As per Global Food Security Index by DuPont, Ireland ranks at number one position in terms of overall food security, ranks 2nd in terms of food availability, ranks 5th in terms of food affordability and 9th in terms of quality and safety of food. Qatar ranks 1st in terms of food affordability, United Kingdom ranks 1st in terms of food availability and Portugal ranks 1st in terms of food quality and safety.

Provided Ireland has the best scorecard in the Global Food Security Index of DuPont, it is important to look at its strong points. First of all, the proportion of the population under Global Poverty line is of a data value of zero, which means that Ireland has already done away with the first cause of hunger-poverty. Secondly, Ireland scored a 100 in the category of ‘Presence of food safety net programmes,’ which is, according to the

Global Food Security Index, an assessment “of public initiatives to protect the poor from food-related shocks. This indicator considers food safety net programmes, which include in-kind food transfers, conditional cash transfers and the existence of school feeding programmes by government, NGOs or multilateral sector”. Thirdly, Ireland scored another hundred for the indicator of ‘Access to financing for farmers’ and ‘Urban Absorption capacity’. Urban Absorption Capacity relates to the ability of the country to ensure food security despite the effects of urbanisation. If we look at these indicators, the reason for Ireland’s excellent ranking becomes all the more obvious. The fact that the farmers have adequate access to financing helps in ensuring good conditions and continuity in food production, thereby securing the supply of food to a great extent. This, when supported by good urban absorption capacity results in cutting down numerous factors which act as an impediment in the process of high levels of food security.

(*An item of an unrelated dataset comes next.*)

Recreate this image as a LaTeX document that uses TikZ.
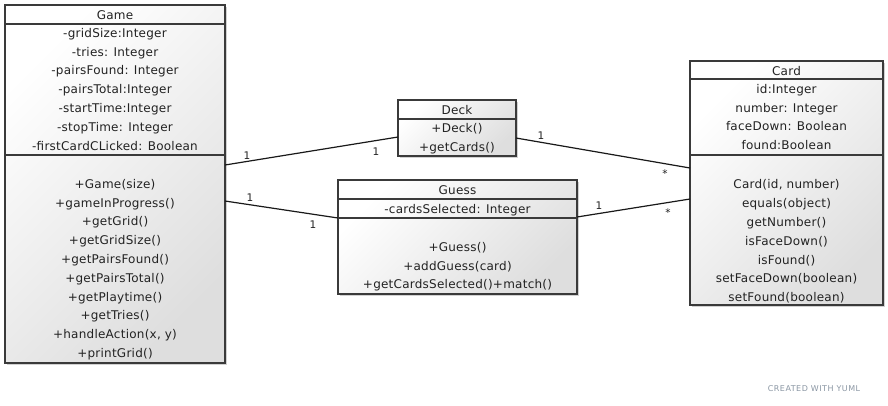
\documentclass[tikz,border=0pt]{standalone}
\usepackage{fontspec}
\setmainfont{DejaVu Sans}
\usetikzlibrary{shadows,calc}

\definecolor{umlline}{HTML}{3A3A3A}
\definecolor{umltext}{HTML}{222222}
\definecolor{creditgray}{HTML}{8A96A3}

\tikzset{
  classbox/.style={draw=umlline, line width=1.2pt, anchor=north west,
    inner sep=0pt, outer sep=0pt,
    top color=white, bottom color=black!13, shading angle=45,
    drop shadow={shadow xshift=1.5pt, shadow yshift=-1.5pt, opacity=0.18, fill=black}},
  divider/.style={draw=umlline, line width=1.2pt},
  member/.style={font=\fontsize{12}{14}\selectfont\addfontfeature{LetterSpace=2},
    text=umltext, inner sep=0pt, anchor=base},
  mult/.style={font=\fontsize{10.5}{12}\selectfont, text=umltext, inner sep=0pt},
  assoc/.style={draw=black!90, line width=1.2pt},
}

% rows of a compartment: name prefix, centre x, centre y of first row, list of rows
\newcommand{\umlrows}[4]{%
  \foreach \t [count=\i from 0] in {#4}
    \node[member] (#1\i) at (#2, {#3+4.3+\i*18.8}) {\t};}

\begin{document}
\begin{tikzpicture}[x=1pt, y={(0pt,-1pt)}]
  \useasboundingbox (0,0) rectangle (888,405);

  % ---- class boxes
  \node[classbox, minimum width=220pt, minimum height=358pt] (game)  at (5,5)    {};
  \node[classbox, minimum width=118pt, minimum height=56pt]  (deck)  at (398,100) {};
  \node[classbox, minimum width=239pt, minimum height=114pt] (guess) at (338,180) {};
  \node[classbox, minimum width=193pt, minimum height=244pt] (card)  at (690,61)  {};

  % ---- compartment dividers
  \draw[divider] (game.west |- 0,24)   -- (game.east |- 0,24);
  \draw[divider] (game.west |- 0,155)  -- (game.east |- 0,155);
  \draw[divider] (deck.west |- 0,119)  -- (deck.east |- 0,119);
  \draw[divider] (guess.west |- 0,199) -- (guess.east |- 0,199);
  \draw[divider] (guess.west |- 0,218) -- (guess.east |- 0,218);
  \draw[divider] (card.west |- 0,79)   -- (card.east |- 0,79);
  \draw[divider] (card.west |- 0,155)  -- (card.east |- 0,155);

  % ---- Game
  \node[member] (gametitle) at (game.north |- 0,19.3) {Game};
  \umlrows{gameattr}{115}{33}{-gridSize:Integer, -tries: Integer, -pairsFound: Integer,
    -pairsTotal:Integer, -startTime:Integer, -stopTime: Integer, -firstCardCLicked: Boolean}
  \umlrows{gameop}{115}{184}{+Game(size), +gameInProgress(), +getGrid(), +getGridSize(),
    +getPairsFound(), +getPairsTotal(), +getPlaytime(), +getTries(),
    {+handleAction(x, y)}, +printGrid()}

  % ---- Deck
  \node[member] (decktitle) at (deck.north |- 0,114.3) {Deck};
  \umlrows{deckop}{457}{128.5}{+Deck(), +getCards()}

  % ---- Guess
  \node[member] (guesstitle) at (guess.north |- 0,194.3) {Guess};
  \umlrows{guessattr}{457.5}{209}{-cardsSelected: Integer}
  \umlrows{guessop}{457.5}{247}{+Guess(), +addGuess(card), +getCardsSelected()+match()}

  % ---- Card
  \node[member] (cardtitle) at (card.north |- 0,75.3) {Card};
  \umlrows{cardattr}{786.5}{89}{id:Integer, number: Integer, faceDown: Boolean, found:Boolean}
  \umlrows{cardop}{786.5}{184.5}{{Card(id, number)}, equals(object), getNumber(),
    isFaceDown(), isFound(), setFaceDown(boolean), setFound(boolean)}

  % ---- associations
  \draw[assoc] (game.east |- 0,165)  -- (deck.west |- 0,137);
  \draw[assoc] (game.east |- 0,201)  -- (guess.west |- 0,218);
  \draw[assoc] (deck.east |- 0,138)  -- (card.west |- 0,168);
  \draw[assoc] (guess.east |- 0,217) -- (card.west |- 0,199);

  % ---- multiplicities
  \node[mult] (m1) at (247,156) {1};
  \node[mult] (m2) at (376,152) {1};
  \node[mult] (m3) at (250,198) {1};
  \node[mult] (m4) at (313,225) {1};
  \node[mult] (m5) at (541,136) {1};
  \node[mult] (m6) at (665,174) {*};
  \node[mult] (m7) at (599,206) {1};
  \node[mult] (m8) at (668,213) {*};

  % ---- credit line
  \node[font=\fontsize{8}{9}\selectfont\addfontfeature{LetterSpace=6}, text=creditgray,
    inner sep=0pt] (credit) at (814,389) {CREATED WITH YUML};
\end{tikzpicture}
\end{document}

The kind of conditions that Ireland has been able to create for itself has a lot of ideas to offer to the rest of the world. The United Nations Organisation has a number of its agencies (like the World Food Programme, The World Bank, the Food and Agricultural Organisation and the International fund for Agricultural development) working towards international food security. Now it is the countries which have to treat food security as a serious issue that must be given attention, not only because it is a very important social indicator but also because for most countries the reasons for the unavailability of food and for depreciating levels of food security are rooted in the countries themselves.